== What is required ==
All the data must come back unchanged, except that pictures are left out.

╭─ Dataset content

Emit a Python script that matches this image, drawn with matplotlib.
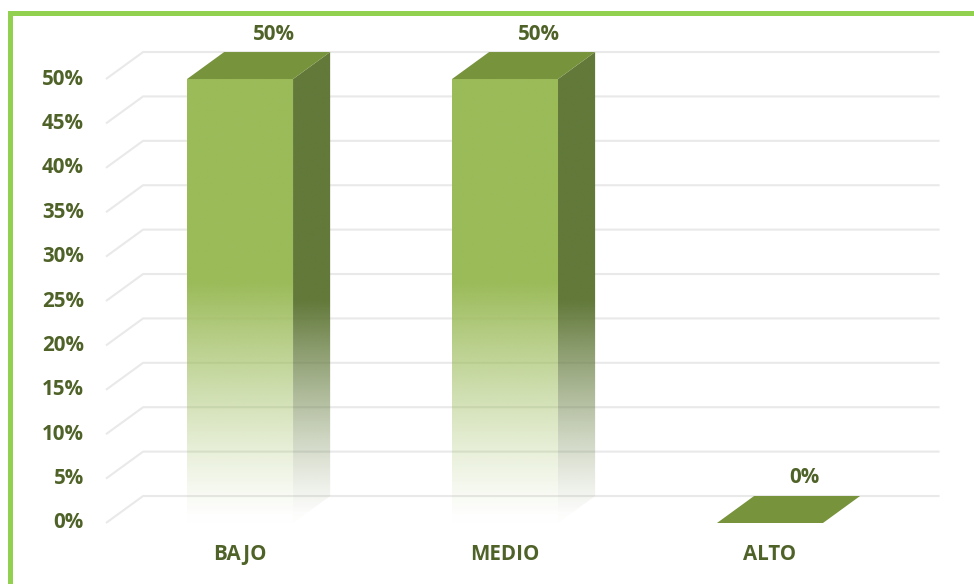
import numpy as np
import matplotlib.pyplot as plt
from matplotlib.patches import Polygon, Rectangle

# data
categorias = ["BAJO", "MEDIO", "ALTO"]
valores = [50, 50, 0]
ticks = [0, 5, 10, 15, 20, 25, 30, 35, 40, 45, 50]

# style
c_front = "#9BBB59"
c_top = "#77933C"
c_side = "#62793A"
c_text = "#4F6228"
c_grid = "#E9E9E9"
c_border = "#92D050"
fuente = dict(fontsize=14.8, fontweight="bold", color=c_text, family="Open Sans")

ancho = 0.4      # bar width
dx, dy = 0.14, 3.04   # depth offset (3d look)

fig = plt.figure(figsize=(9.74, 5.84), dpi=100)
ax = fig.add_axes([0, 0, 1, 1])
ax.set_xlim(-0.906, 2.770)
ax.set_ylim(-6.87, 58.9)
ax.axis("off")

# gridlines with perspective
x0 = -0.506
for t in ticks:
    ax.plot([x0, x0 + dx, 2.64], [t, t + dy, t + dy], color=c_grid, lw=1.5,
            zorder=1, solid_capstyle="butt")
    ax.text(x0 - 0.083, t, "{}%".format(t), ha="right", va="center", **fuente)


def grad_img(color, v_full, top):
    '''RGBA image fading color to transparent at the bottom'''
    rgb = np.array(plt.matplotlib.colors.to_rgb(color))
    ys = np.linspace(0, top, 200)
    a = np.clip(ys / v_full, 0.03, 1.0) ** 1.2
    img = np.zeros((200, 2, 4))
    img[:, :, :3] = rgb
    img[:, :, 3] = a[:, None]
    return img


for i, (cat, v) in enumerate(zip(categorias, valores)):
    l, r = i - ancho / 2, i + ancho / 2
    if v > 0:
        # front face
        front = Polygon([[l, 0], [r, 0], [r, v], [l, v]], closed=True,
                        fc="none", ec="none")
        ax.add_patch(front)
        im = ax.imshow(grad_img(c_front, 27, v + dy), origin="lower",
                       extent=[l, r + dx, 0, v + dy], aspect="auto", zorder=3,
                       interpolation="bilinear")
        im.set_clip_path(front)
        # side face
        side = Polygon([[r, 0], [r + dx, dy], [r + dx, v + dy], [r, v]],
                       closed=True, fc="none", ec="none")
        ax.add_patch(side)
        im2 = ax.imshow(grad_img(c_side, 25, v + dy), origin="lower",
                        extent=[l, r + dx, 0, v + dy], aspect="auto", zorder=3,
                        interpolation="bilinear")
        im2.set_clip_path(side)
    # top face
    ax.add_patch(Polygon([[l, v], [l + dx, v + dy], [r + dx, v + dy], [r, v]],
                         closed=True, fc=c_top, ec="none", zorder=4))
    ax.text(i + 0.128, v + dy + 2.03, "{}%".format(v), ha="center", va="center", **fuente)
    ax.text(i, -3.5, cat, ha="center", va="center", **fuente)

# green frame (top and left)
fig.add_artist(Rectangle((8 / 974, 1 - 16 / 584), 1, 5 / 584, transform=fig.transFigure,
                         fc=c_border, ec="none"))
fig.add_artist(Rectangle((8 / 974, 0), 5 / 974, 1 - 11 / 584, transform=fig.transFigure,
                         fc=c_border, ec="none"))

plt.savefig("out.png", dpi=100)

╰─

== Answer to the problem ==
Emit a Python script that matches this image, drawn with matplotlib.
import numpy as np
import matplotlib.pyplot as plt
from matplotlib.patches import Polygon, Rectangle

# data
categorias = ["BAJO", "MEDIO", "ALTO"]
valores = [50, 50, 0]
ticks = [0, 5, 10, 15, 20, 25, 30, 35, 40, 45, 50]

# style
c_front = "#9BBB59"
c_top = "#77933C"
c_side = "#62793A"
c_text = "#4F6228"
c_grid = "#E9E9E9"
c_border = "#92D050"
fuente = dict(fontsize=14.8, fontweight="bold", color=c_text, family="Open Sans")

ancho = 0.4      # bar width
dx, dy = 0.14, 3.04   # depth offset (3d look)

fig = plt.figure(figsize=(9.74, 5.84), dpi=100)
ax = fig.add_axes([0, 0, 1, 1])
ax.set_xlim(-0.906, 2.770)
ax.set_ylim(-6.87, 58.9)
ax.axis("off")

# gridlines with perspective
x0 = -0.506
for t in ticks:
    ax.plot([x0, x0 + dx, 2.64], [t, t + dy, t + dy], color=c_grid, lw=1.5,
            zorder=1, solid_capstyle="butt")
    ax.text(x0 - 0.083, t, "{}%".format(t), ha="right", va="center", **fuente)


def grad_img(color, v_full, top):
    '''RGBA image fading color to transparent at the bottom'''
    rgb = np.array(plt.matplotlib.colors.to_rgb(color))
    ys = np.linspace(0, top, 200)
    a = np.clip(ys / v_full, 0.03, 1.0) ** 1.2
    img = np.zeros((200, 2, 4))
    img[:, :, :3] = rgb
    img[:, :, 3] = a[:, None]
    return img


for i, (cat, v) in enumerate(zip(categorias, valores)):
    l, r = i - ancho / 2, i + ancho / 2
    if v > 0:
        # front face
        front = Polygon([[l, 0], [r, 0], [r, v], [l, v]], closed=True,
                        fc="none", ec="none")
        ax.add_patch(front)
        im = ax.imshow(grad_img(c_front, 27, v + dy), origin="lower",
                       extent=[l, r + dx, 0, v + dy], aspect="auto", zorder=3,
                       interpolation="bilinear")
        im.set_clip_path(front)
        # side face
        side = Polygon([[r, 0], [r + dx, dy], [r + dx, v + dy], [r, v]],
                       closed=True, fc="none", ec="none")
        ax.add_patch(side)
        im2 = ax.imshow(grad_img(c_side, 25, v + dy), origin="lower",
                        extent=[l, r + dx, 0, v + dy], aspect="auto", zorder=3,
                        interpolation="bilinear")
        im2.set_clip_path(side)
    # top face
    ax.add_patch(Polygon([[l, v], [l + dx, v + dy], [r + dx, v + dy], [r, v]],
                         closed=True, fc=c_top, ec="none", zorder=4))
    ax.text(i + 0.128, v + dy + 2.03, "{}%".format(v), ha="center", va="center", **fuente)
    ax.text(i, -3.5, cat, ha="center", va="center", **fuente)

# green frame (top and left)
fig.add_artist(Rectangle((8 / 974, 1 - 16 / 584), 1, 5 / 584, transform=fig.transFigure,
                         fc=c_border, ec="none"))
fig.add_artist(Rectangle((8 / 974, 0), 5 / 974, 1 - 11 / 584, transform=fig.transFigure,
                         fc=c_border, ec="none"))

plt.savefig("out.png", dpi=100)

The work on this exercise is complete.